Chatham, on the other hand, would likely be much more aggressive in cleaning house of existing RRD management and board members, shedding underperforming RRD assets, and extracting more short-term monetary gains, like the sale of real estate and what it would deem non-core assets.
Chatham Asset Management has also long been a thorn in the side of RRD's board and senior leadership as a dissident bondholder and shareholder, claiming poor corporate management, excessive compensation and bonuses paid out to senior RRD executives, and lamenting a stock price, driven by poor financial results, that dropped all the way down to a low of $1.28 per share within the past year. (RRD was trading for more than $9 per share on Nov. 15, 2021, with investors, it appears, speculating that the ultimate purchase price will go higher if Atlas and Chatham get into a bidding war.) Either way, though, Chatham will still enjoy a nice gain on its significant, 15% common stock shareholder stake in RRD.

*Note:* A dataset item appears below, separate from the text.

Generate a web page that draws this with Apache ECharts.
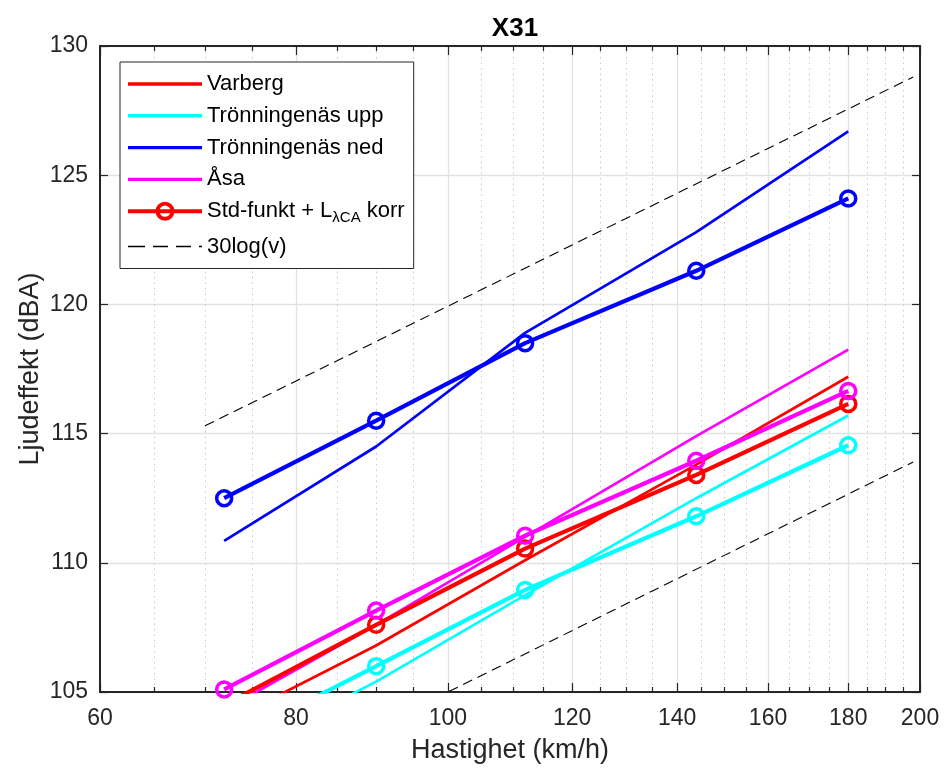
<!DOCTYPE html>
<html>
<head>
<meta charset="utf-8">
<title>X31</title>
<script src="https://cdn.jsdelivr.net/npm/echarts@6/dist/echarts.min.js"></script>
<style>
  html, body { margin: 0; padding: 0; background: #fff; }
  #main { width: 944px; height: 771px; }
</style>
</head>
<body>
<div id="main"></div>
<script>
// hastighet (km/h) for alla mätpunkter
var speeds = [72, 90, 112, 144, 180]
// uppmätta (tunna linjer)
var varberg = [103.8, 106.8, 110.1, 113.8, 117.2]
var tronUpp = [102.4, 105.4, 108.75, 112.5, 115.7]
var tronNed = [110.85, 114.5, 118.9, 122.8, 126.7]
var asa = [104.3, 107.6, 111.0, 114.9, 118.25]
// Std-funkt + L korr (tjocka linjer med ringar)
var stdVarberg = [104.5, 107.6, 110.55, 113.4, 116.15]
var stdTronUpp = [103.0, 106.0, 108.95, 111.8, 114.55]
var stdTronNed = [112.5, 115.5, 118.5, 121.3, 124.1]
var stdAsa = [105.1, 108.15, 111.05, 113.95, 116.65]
// 30log(v) hjälplinjer
var refSpeeds = [70, 198]
var refHigh = [115.3, 128.8]
var refLow = [100.35, 113.9]
// axlar
var xMajor = [60, 80, 100, 120, 140, 160, 180, 200]
var xMinor = [65, 70, 75, 85, 90, 95, 105, 110, 115, 125, 130, 135, 145, 150, 155, 165, 170, 175, 185, 190, 195]
var yMin = 105, yMax = 130, yStep = 5

var FONT = "'Liberation Sans', Arial, Helvetica, sans-serif"
var AX = '#262626'
var STD_NAME = 'Std-funkt + LλCA korr'

// legendikoner (linje, streckad, linje med ring)
var ICON_LINE = 'path://M0,0H74V3.4H0Z'
var ICON_DASH = 'path://M0,0H17V1.5H0Z M25,0H40V1.5H25Z M48,0H63V1.5H48Z M71,0H74V1.5H71Z'
var ICON_STD = 'path://M0,8H74V12H0Z M27.5,10A9.5,9.5,0,1,1,46.5,10A9.5,9.5,0,1,1,27.5,10Z M31.4,10A5.6,5.6,0,1,0,42.6,10A5.6,5.6,0,1,0,31.4,10Z'

function pairs(xs, ys) {
    return xs.map(function (x, i) { return [x, ys[i]] })
}
function thin(name, color, ys) {
    return {
        name: name, type: 'line', data: pairs(speeds, ys),
        symbol: 'none', lineStyle: { color: color, width: 2.7 },
        itemStyle: { color: color }, z: 3
    }
}
function thick(name, color, ys) {
    return {
        name: name, type: 'line', data: pairs(speeds, ys),
        symbol: 'circle', symbolSize: 15,
        lineStyle: { color: color, width: 4.2 },
        itemStyle: { color: 'rgba(0,0,0,0)', borderColor: color, borderWidth: 3.5 }, z: 4
    }
}
function dashed(ys) {
    return {
        name: '30log(v)', type: 'line', data: pairs(refSpeeds, ys),
        symbol: 'none', lineStyle: { color: '#000', width: 1.1, type: [10, 6] },
        itemStyle: { color: '#000' }, z: 2
    }
}
function lg(v) { return Math.log10(v) }

// dekorativa x-axlar (i log10-rum) som ger MATLAB-rutnät
function decoAxis(pos, values, len, opts) {
    var a = {
        type: 'value', position: pos, min: lg(60), max: lg(200), offset: 0,
        axisLine: { show: false },
        axisTick: { show: true, inside: true, length: len, customValues: values.map(lg), lineStyle: { color: AX, width: 1.2 } },
        axisLabel: { show: false },
        splitLine: { show: false }
    }
    return Object.assign(a, opts || {})
}

var chart = echarts.init(document.getElementById('main'), null, { renderer: 'canvas' })

var option = {
    animation: false,
    backgroundColor: '#fff',
    textStyle: { fontFamily: FONT },
    title: {
        text: 'X31', left: 510, top: 11, textAlign: 'center',
        textStyle: { fontFamily: FONT, fontSize: 26, fontWeight: 'bold', color: '#000' }
    },
    grid: { left: 100, right: 24, top: 46, bottom: 79, outerBoundsMode: 'none', containLabel: false },
    legend: {
        orient: 'vertical', left: 120, top: 62,
        data: [
            { name: 'Varberg', icon: ICON_LINE },
            { name: 'Trönningenäs upp', icon: ICON_LINE },
            { name: 'Trönningenäs ned', icon: ICON_LINE },
            { name: 'Åsa', icon: ICON_LINE },
            { name: STD_NAME, icon: ICON_STD, itemStyle: { color: '#ff0000', borderWidth: 0 } },
            { name: '30log(v)', icon: ICON_DASH }
        ],
        itemWidth: 74, itemHeight: 20, itemGap: 9.8,
        padding: [11, 9, 11, 8],
        itemStyle: { borderWidth: 0 },
        backgroundColor: '#fff', borderColor: AX, borderWidth: 1,
        formatter: function (name) {
            return name === STD_NAME ? 'Std-funkt + L{sub|λCA} korr' : name
        },
        textStyle: {
            fontFamily: FONT, fontSize: 22, color: '#000',
            rich: { sub: { fontFamily: FONT, fontSize: 15, color: '#000', padding: [14, 0, 0, 0] } }
        }
    },
    xAxis: [
        // dataaxel (log)
        { type: 'log', logBase: 10, min: 60, max: 200, position: 'bottom', show: false },
        decoAxis('bottom', xMajor, 9, {
            axisLine: { show: true, lineStyle: { color: AX, width: 2 } },
            axisLabel: {
                show: true, customValues: xMajor.map(lg), fontSize: 23, margin: 15, color: AX, fontFamily: FONT,
                formatter: function (v) { return String(Math.round(Math.pow(10, v))) }
            },
            splitLine: { show: true, lineStyle: { color: '#e2e2e2', width: 1.3 } },
            name: 'Hastighet (km/h)', nameLocation: 'middle', nameGap: 45, nameMoveOverlap: false,
            nameTextStyle: { fontSize: 27, color: AX, fontFamily: FONT }
        }),
        decoAxis('bottom', xMinor, 5, {
            splitLine: { show: true, lineStyle: { color: '#c8c8c8', width: 1, type: [1.5, 4] } }
        }),
        decoAxis('top', xMajor, 9, { axisLine: { show: true, lineStyle: { color: AX, width: 2 } } }),
        decoAxis('top', xMinor, 5)
    ],
    yAxis: [
        {
            type: 'value', min: yMin, max: yMax, interval: yStep, position: 'left',
            axisLine: { show: true, lineStyle: { color: AX, width: 2 } },
            axisTick: { show: true, inside: true, length: 8, lineStyle: { color: AX, width: 1.2 } },
            axisLabel: { fontSize: 23, margin: 12, color: AX, fontFamily: FONT },
            splitLine: { show: true, lineStyle: { color: '#e2e2e2', width: 1.3 } },
            name: 'Ljudeffekt (dBA)', nameLocation: 'middle', nameGap: 56, nameMoveOverlap: false,
            nameTextStyle: { fontSize: 27, color: AX, fontFamily: FONT }
        },
        {
            type: 'value', min: yMin, max: yMax, interval: yStep, position: 'right',
            axisLine: { show: true, lineStyle: { color: AX, width: 2 } },
            axisTick: { show: true, inside: true, length: 8, lineStyle: { color: AX, width: 1.2 } },
            axisLabel: { show: false },
            splitLine: { show: false }
        }
    ],
    series: [
        thin('Varberg', '#ff0000', varberg),
        thin('Trönningenäs upp', '#00ffff', tronUpp),
        thin('Trönningenäs ned', '#0000ff', tronNed),
        thin('Åsa', '#ff00ff', asa),
        thick(STD_NAME, '#ff0000', stdVarberg),
        thick('std upp', '#00ffff', stdTronUpp),
        thick('std ned', '#0000ff', stdTronNed),
        thick('std åsa', '#ff00ff', stdAsa),
        dashed(refHigh),
        dashed(refLow)
    ]
}
chart.setOption(option)
</script>
</body>
</html>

Which private equity firm ultimately wins control of RRD and takes the printing company private remains to be seen. Nevertheless, it's amazing to think that RRD and LSC could potentially be reunited again under the same ownership. I'm certainly no antitrust expert, but I also assume that, since RRD and LSC would remain separate companies under the Atlas Holdings umbrella, the coupling would not raise U.S. Department of Justice (DOJ) concerns, similar to those which led the DOJ to file an antitrust lawsuit in June 2019 that ultimately stymied the proposed $1.4 billion all-stock acquisition of LSC by fellow mega-printer Quad.
Unlike the failed LSC/Quad transaction, it appears the RRD M&A deal will likely be determined more by large institutional investors, hedge funds, and bankers on Wall Street, rather than by government bureaucrats in Washington.